Une “animosité” contre le PS ?

Du côté des avocats des parties civiles, c’est bien la mention du terme “génocide” sur l’affiche qui a provoqué des crispations, et la base de l’argumentation des plaidoiries. Me Mendel, l’avocat d’Hussein Bourgi, s’exclame d’entrée : “Ce n’est pas au tribunal de Montpellier de trancher s’il y a un génocide en Palestine. Pour Mr Moraguès, c’est un fait, pas un jugement de valeur. Or, génocide, c’est un crime, donc attentatoire à la dignité de mon client. Et monsieur Moraguès n’emmène pas de preuves d’une quelconque complicité de Mr Bourgi. Il aurait pu dire “Bourgi silencieux” et être dans la prudence, mais il a préféré parler de complicité.” Et de commenter les actions de Boycott des produits israéliens que mène BDS dans les magasins Carrefour : “Vous bousculez les étals de supermarchés”. “C’est faux”, entendra-t-on quelque part dans la salle d’audience.

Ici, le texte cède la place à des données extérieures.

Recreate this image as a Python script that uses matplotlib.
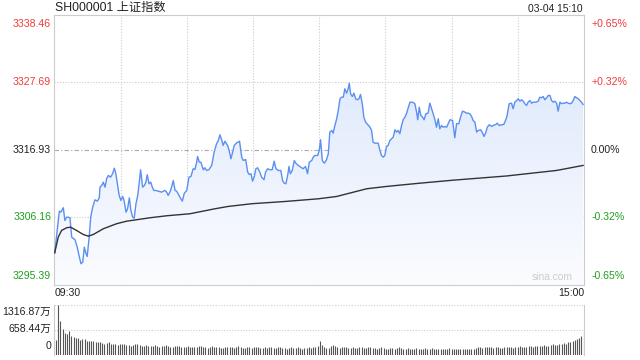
import numpy as np
import matplotlib
matplotlib.use("Agg")
import matplotlib.pyplot as plt
from matplotlib.colors import LinearSegmentedColormap
from matplotlib.patches import PathPatch

plt.rcParams['font.family'] = ['Liberation Sans', 'Noto Sans CJK SC', 'DejaVu Sans']

title = "SH000001 上证指数"
stamp = "03-04 15:10"
prev_close = 3316.93
price_ticks = [3338.46, 3327.69, 3316.93, 3306.16, 3295.39]
pct_ticks = ['+0.65%', '+0.32%', '0.00%', '-0.32%', '-0.65%']
vol_ticks = [1316.87, 658.44, 0]
vol_labels = ['1316.87万', '658.44万', '0']

# minutes since 09:30 (lunch break removed, 0..240) and index level
price_t = [0.2, 2.3, 3.0, 4.1, 4.8, 5.6, 6.3, 7.1, 7.9, 9.4, 10.4, 11.2, 12.1, 12.9, 13.6, 14.4,
           14.9, 15.8, 16.5, 17.4, 18.4, 19.5, 20.4, 20.7, 21.5, 22.2, 23.0, 23.7, 24.5, 25.5,
           26.4, 27.2, 27.9, 28.7, 29.4, 30.2, 31.0, 31.6, 32.5, 33.2, 34.0, 34.7, 35.5, 36.2,
           37.0, 37.8, 38.5, 39.1, 40.0, 40.8, 41.5, 42.1, 42.9, 43.7, 44.4, 45.1, 46.0, 47.1,
           48.6, 50.1, 50.9, 51.6, 52.7, 53.9, 54.7, 55.4, 56.1, 56.9, 58.0, 58.9, 60.0,
           61.0, 61.9, 62.9, 63.7, 64.5, 64.9, 65.7, 66.4, 67.5, 68.2, 69.0, 70.0, 71.3, 72.4,
           73.5, 74.3, 75.0, 75.8, 76.5, 77.3, 78.5, 79.2, 80.0, 80.6, 81.5, 82.6, 83.3, 83.9,
           84.9, 85.6, 86.7, 87.6, 88.3, 89.1, 89.8, 90.6, 91.3, 92.1, 93.1, 93.9, 95.0, 95.7,
           96.6, 97.7, 98.7, 99.6, 100.4, 101.4, 102.6, 103.4, 104.1, 104.9, 105.7, 106.3,
           106.9, 107.8, 108.7, 109.4, 110.5, 111.7, 112.7, 113.8, 114.7, 115.5, 116.6, 117.3,
           118.0, 119.3, 120.0, 120.6, 121.4, 122.3, 123.3, 124.1, 124.8, 125.7, 126.3, 127.1,
           127.9, 128.6, 129.4, 130.1, 130.9, 131.6, 132.4, 133.1, 133.6, 134.2, 135.0, 135.7,
           136.5, 137.2, 138.0, 138.7, 139.5, 140.2, 141.0, 141.9, 143.0, 143.7, 144.4, 145.2,
           146.7, 147.5, 148.2, 149.0, 149.7, 150.5, 151.2, 152.0, 152.8, 153.5, 154.3, 155.0,
           155.8, 156.5, 157.3, 158.0, 158.8, 159.6, 160.3, 161.1, 162.3, 163.3, 164.1, 164.6,
           165.3, 166.0, 166.8, 167.5, 168.3, 169.3, 170.1, 170.9, 171.6, 172.4, 173.1, 173.9,
           174.6, 175.4, 176.1, 176.9, 177.7, 178.4, 179.2, 180.4, 181.4, 182.2, 183.2, 184.0,
           184.9, 186.0, 186.7, 187.5, 188.2, 189.0, 189.7, 190.5, 191.3, 192.0, 193.1, 193.8,
           194.6, 195.5, 196.1, 197.0, 198.1, 198.8, 200.0, 200.6, 201.5, 202.6, 203.6, 204.5,
           205.1, 206.0, 207.1, 207.8, 208.6, 209.4, 210.1, 210.9, 211.6, 212.4, 213.1, 213.9,
           214.6, 215.4, 216.2, 216.9, 218.1, 219.2, 219.9, 220.7, 221.4, 222.2, 223.0, 223.7,
           224.5, 225.2, 226.0, 226.7, 227.5, 228.2, 229.0, 229.8, 230.5, 231.3, 232.0, 232.7,
           233.5, 234.3, 235.0, 235.8, 236.5, 237.3, 238.0, 238.8, 239.5]
price_v = [3300.50, 3307.14, 3306.98, 3307.68, 3305.65, 3306.18, 3306.18, 3306.08, 3302.99,
           3302.57, 3301.39, 3300.07, 3298.75, 3299.00, 3301.39, 3300.34, 3299.91, 3302.99,
           3306.18, 3307.77, 3308.95, 3308.73, 3309.27, 3310.96, 3311.24, 3311.76, 3310.96,
           3312.30, 3312.83, 3312.56, 3313.10, 3313.99, 3313.10, 3311.24, 3309.64, 3308.84,
           3309.48, 3308.84, 3306.98, 3307.52, 3309.27, 3307.25, 3306.18, 3306.02, 3308.32,
           3309.64, 3311.76, 3313.74, 3310.96, 3311.24, 3311.76, 3312.94, 3311.51, 3311.76,
           3310.96, 3310.44, 3310.44, 3310.33, 3310.17, 3310.44, 3310.17, 3309.64, 3310.44,
           3312.03, 3310.44, 3310.33, 3309.91, 3309.37, 3308.73, 3310.01, 3310.44,
           3312.56, 3312.67, 3313.90, 3313.79, 3314.95, 3315.86, 3314.95, 3314.95, 3313.74,
           3314.06, 3313.63, 3313.74, 3314.43, 3316.55, 3317.89, 3318.41, 3319.32, 3318.53,
           3317.62, 3318.30, 3317.62, 3316.82, 3315.49, 3316.29, 3317.62, 3318.05, 3318.14,
           3318.30, 3315.75, 3315.22, 3315.38, 3313.36, 3312.99, 3313.10, 3311.92, 3312.67,
           3313.90, 3314.06, 3313.36, 3312.56, 3312.15, 3313.36, 3313.90, 3313.74, 3313.74,
           3315.11, 3313.90, 3313.63, 3313.63, 3312.03, 3311.60, 3311.51, 3312.83, 3314.27,
           3313.10, 3313.63, 3315.22, 3314.79, 3314.43, 3314.15, 3313.90, 3314.27, 3313.10,
           3314.95, 3315.22, 3315.75, 3316.02, 3316.02, 3316.82, 3318.53, 3315.22, 3314.79,
           3315.34, 3316.29, 3319.74, 3320.01, 3319.58, 3320.81, 3321.87, 3323.20, 3325.06,
           3325.32, 3325.32, 3326.66, 3325.96, 3326.66, 3327.55, 3325.86, 3325.43, 3325.96,
           3325.06, 3324.91, 3325.06, 3325.75, 3324.27, 3322.13, 3321.33, 3320.97, 3320.53,
           3320.01, 3318.14, 3317.98, 3317.98, 3316.82, 3316.02, 3315.75, 3316.02, 3317.46,
           3317.62, 3318.41, 3318.68, 3318.94, 3320.12, 3319.74, 3320.01, 3319.48, 3320.81,
           3321.72, 3322.13, 3322.77, 3323.63, 3324.52, 3324.52, 3324.27, 3322.93, 3321.72,
           3323.72, 3322.40, 3322.13, 3321.72, 3322.67, 3322.77, 3324.36, 3323.47, 3322.67,
           3321.72, 3320.53, 3321.87, 3320.28, 3320.81, 3320.53, 3320.64, 3320.53, 3321.08,
           3321.72, 3321.60, 3318.84, 3321.08, 3321.08, 3322.13, 3323.09, 3322.93, 3322.77,
           3322.77, 3322.67, 3322.24, 3321.60, 3321.33, 3319.74, 3320.01, 3320.12, 3319.74,
           3319.05, 3319.74, 3320.53, 3320.92, 3320.65, 3320.81, 3320.97, 3321.17, 3320.81,
           3320.92, 3320.97, 3321.72, 3322.40, 3324.27, 3324.36, 3323.47, 3324.52, 3324.79,
           3325.06, 3324.68, 3324.91, 3324.68, 3324.27, 3324.00, 3324.52, 3324.79, 3324.36,
           3324.52, 3324.52, 3324.68, 3325.32, 3325.22, 3325.43, 3324.91, 3325.22, 3325.59,
           3325.59, 3324.79, 3324.52, 3324.68, 3324.36, 3323.09, 3324.52, 3324.27, 3324.36,
           3324.36, 3324.52, 3324.36, 3324.27, 3324.36, 3324.79, 3325.43, 3325.22, 3325.06,
           3324.79, 3324.52, 3324.15]

avg_t = [0.2, 1.8, 3.3, 5.6, 7.4, 10.1, 13.1, 15.4, 17.7, 22.2, 28.2, 32.8, 37.3, 43.3,
         50.9, 61.4, 72.8, 78.8, 89.4, 104.5, 119.6, 127.9, 141.5, 150.5, 165.6, 180.7,
         204.9, 211.0, 227.5, 239.5]
avg_v = [3300.50, 3302.99, 3304.06, 3304.49, 3304.58, 3304.06, 3303.42, 3303.15, 3303.42,
         3304.33, 3305.13, 3305.54, 3305.77, 3306.08, 3306.40, 3306.72, 3307.52, 3307.89,
         3308.32, 3308.68, 3309.11, 3309.48, 3310.71, 3311.08, 3311.60, 3312.08, 3312.75,
         3312.99, 3313.63, 3314.43]

# per-minute volume, 万
vol = [395, 1317, 895, 676, 570, 540, 632, 500, 480, 456, 440, 395, 420, 410, 380, 370, 360, 380, 350, 330,
       340, 320, 300, 310, 330, 290, 300, 280, 270, 290, 300, 280, 260, 270, 250, 260, 280, 300, 270, 250,
       240, 260, 250, 230, 240, 260, 230, 220, 240, 250, 270, 240, 220, 210, 230, 250, 240, 220, 200, 210,
       230, 220, 210, 200, 220, 250, 230, 210, 200, 190, 210, 230, 220, 200, 210, 190, 180, 200, 220, 210,
       200, 190, 210, 230, 200, 190, 180, 200, 210, 190, 200, 220, 210, 190, 180, 200, 190, 210, 200, 190,
       180, 200, 210, 190, 180, 170, 190, 200, 180, 190, 200, 180, 170, 190, 180, 200, 190, 210, 220, 250,
       380, 260, 200, 180, 190, 230, 260, 240, 200, 190, 210, 220, 200, 180, 190, 200, 190, 180, 200, 210,
       190, 180, 200, 210, 190, 180, 170, 190, 200, 180, 170, 160, 180, 190, 170, 180, 200, 190, 170, 160,
       180, 170, 160, 170, 180, 160, 150, 170, 180, 170, 160, 180, 170, 160, 150, 170, 160, 150, 170, 180,
       170, 160, 150, 170, 160, 150, 160, 170, 160, 150, 170, 180, 200, 210, 190, 200, 220, 210, 200, 190,
       210, 200, 190, 180, 200, 210, 220, 200, 190, 210, 220, 230, 210, 200, 220, 230, 240, 220, 230, 250,
       230, 240, 260, 250, 240, 260, 280, 270, 260, 290, 300, 320, 300, 330, 350, 380, 400, 420, 460, 500,
       615]

RED, GREEN, BLACK = '#f23a3a', '#1f9e1f', '#222222'
label_colors = [RED, RED, BLACK, GREEN, GREEN]

fig = plt.figure(figsize=(6.4, 3.6), dpi=100)
ax = fig.add_axes([0.0848, 0.2089, 0.828, 0.75])
vax = fig.add_axes([0.0848, 0.0139, 0.828, 0.1389])

# gradient fill under the price line
poly = ax.fill_between(price_t, price_v, price_ticks[-1], color='none', lw=0)
clip = PathPatch(poly.get_paths()[0], transform=ax.transData, facecolor='none', edgecolor='none')
ax.add_patch(clip)
cmap = LinearSegmentedColormap.from_list('fade', ['#fbfcff', '#d8e5fb'])
im = ax.imshow(np.linspace(0, 1, 256).reshape(-1, 1), extent=[0, 240, price_ticks[-1], price_ticks[0]],
               aspect='auto', cmap=cmap, origin='lower', zorder=1)
im.set_clip_path(clip)

ax.plot(price_t, price_v, color='#5b8ff0', lw=1.0, zorder=3)
ax.plot(avg_t, avg_v, color='#333333', lw=1.0, zorder=3)

ax.set_xlim(0, 240)
ax.set_ylim(price_ticks[-1], price_ticks[0])
for t in range(30, 240, 30):
    ax.axvline(t, color='#cccccc', lw=0.8, ls=(0, (1, 1.5)), zorder=0)
for p in price_ticks[1:-1]:
    if p == prev_close:
        ax.axhline(p, color='#aaaaaa', lw=0.8, ls=(0, (4, 2, 1, 2)), zorder=0)
    else:
        ax.axhline(p, color='#cccccc', lw=0.8, ls=(0, (1, 1.5)), zorder=0)
for s in ax.spines.values():
    s.set_color('#cccccc')
ax.set_xticks([])
ax.set_yticks([])

fs = 7.6
for p, pct, c in zip(price_ticks, pct_ticks, label_colors):
    yy = (p - price_ticks[-1]) / (price_ticks[0] - price_ticks[-1])
    va = 'center'
    if yy > 0.99:
        yy, va = 0.985, 'top'
    elif yy < 0.01:
        yy, va = 0.015, 'bottom'
    ax.text(-0.006, yy, f'{p:.2f}', transform=ax.transAxes, ha='right', va=va, color=c, fontsize=fs)
    ax.text(1.013, yy, pct, transform=ax.transAxes, ha='left', va=va, color=c, fontsize=fs)

fig.text(0.0855, 1 - 8 / 360, title, ha='left', va='center', color=BLACK, fontsize=8.8)
fig.text(0.911, 1 - 8.5 / 360, stamp, ha='right', va='center', color=BLACK, fontsize=7.4)
ax.text(0.0, -0.012, '09:30', transform=ax.transAxes, ha='left', va='top', color=BLACK, fontsize=fs)
ax.text(1.0, -0.012, '15:00', transform=ax.transAxes, ha='right', va='top', color=BLACK, fontsize=fs)
ax.text(0.978, 0.012, 'sina.com', transform=ax.transAxes, ha='right', va='bottom', color='#cccccc', fontsize=7.4)

# volume panel
vax.vlines(np.arange(len(vol)), 0, vol, color='#555555', lw=0.8)
vax.set_xlim(-0.8, 240.3)
vax.set_ylim(0, vol_ticks[0])
for v in vol_ticks[:2]:
    vax.axhline(v, color='#cccccc', lw=0.8, ls=(0, (1, 1.5)), zorder=0)
for side in ['top', 'bottom']:
    vax.spines[side].set_visible(False)
for side in ['left', 'right']:
    vax.spines[side].set_color('#cccccc')
vax.set_xticks([])
vax.set_yticks([])
vax.text(-0.006, 0.97, vol_labels[0], transform=vax.transAxes, ha='right', va='top', color=BLACK, fontsize=fs)
vax.text(-0.006, 0.52, vol_labels[1], transform=vax.transAxes, ha='right', va='center', color=BLACK, fontsize=fs)
vax.text(-0.006, 0.08, vol_labels[2], transform=vax.transAxes, ha='right', va='bottom', color=BLACK, fontsize=fs)

fig.savefig('out.png', dpi=100)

Pour l’avocat, José-Luis Moraguès a “une animosité” envers les socialistes, seuls élus héraultais présents sur l’affiche, la justifiant selon lui par l’invasion des locaux du parti socialiste par des militants pro-palestiniens en 2014 et une banderole de BDS ciblant Michaël Delafosse où les deux “S” de son nom étaient typographiés de manière à rappeler une organisation du régime nazi. Il demande 5 000 euros de dommages et intérêts et 3 000 euros de frais de justice qu’Hussein Bourgi entendrait reverser à la Croix Rouge et à Amnesty International. L’avocat de Kleber Mesquida, demande quant à lui 1 500 euros au titre des frais de procédure.
Gilles Bauer, avocat de Carole Delga, revient quand à lui sur les notions de “complicité” et de “génocide”, invalidés selon lui par… un tweet de celle-ci, où elle appelle au cessez-le-feu. Tweet publié en mai 2024, soit après la publication de ladite affiche. La présidente de la Région Occitanie demande de son côté 5 000 euros de dommages et intérêts et 1 000 euros au titre des frais de procédure, qu’elle reversera, selon son avocat, à une association de lutte contre le racisme et l’antisémitisme.

“Je n’ai pas les éléments pour affirmer que José-Luis Moraguès a crié des slogans contre Hussein Bourgui où qu’il est lié à l’affiche retrouvée dans la rue, par contre il est clair qu’il a partagé cette affiche sur son compte Facebook, il le reconnait-lui même”, résume la procureure, qui requiert 3 000 euros d’amende dont 2 000 avec sursis, compte tenu du casier judiciaire vierge du militant de la cause palestinienne.

“C’est son combat qu’on attaque”

Après une heure de plaidoiries des avocats des parties civiles, Me Tahrraoui, l’avocate de José-Luis Moraguès, se lance dans une exégèse de la fameuse affiche : “L’affiche parle de sanction contre Israël et ses complices, et plus loin, dans une autre police, il y a écrit le mot génocide, il n’y a pas de lien entre ces groupes de mot et la partie adverse transforme ça en accusation de complicité de génocide, or, ce n’est pas le cas, ils sont complices de l’État d’Israël par leur silence. C’est une interpellation des élus PS sur le sujet, un combat politique. Mon client l’explique très bien dans une vidéo que les avocats des parties civiles ont présenté eux-même dans le dossier. Il communique son opinion, et le fait pour garantir une liberté démocratique et faire avancer la société. C’est le combat de José-Luis Moraguès qu’on attaque ici, il a subit 14 procédures classées sans suite. Les élus ne sont pas contents d’être sur cette affiche, alors ils n’avaient qu’à prendre la parole plus tôt.” Elle demande la relaxe de son client.

Puis, en s’adressant à Me Mendel : “Quant à la question de l’animosité, c’est monsieur Bourgi qui a une animosité contre Monsieur Moraguès, en l’accusant de porter la banderole dont vous avez parlé alors que ce n’est même pas lui qui la tient sur la photo qui a tourné sur les réseaux sociaux, et en le qualifiant de marchand de haine sur Twitter. Nous allons porter plainte.”

Et au prévenu de conclure : “Je suis choqué de la déformation qui a été faite du message de l’affiche C’est moi qui suis diffamé ici.” Le délibéré sera rendu le 3 juillet.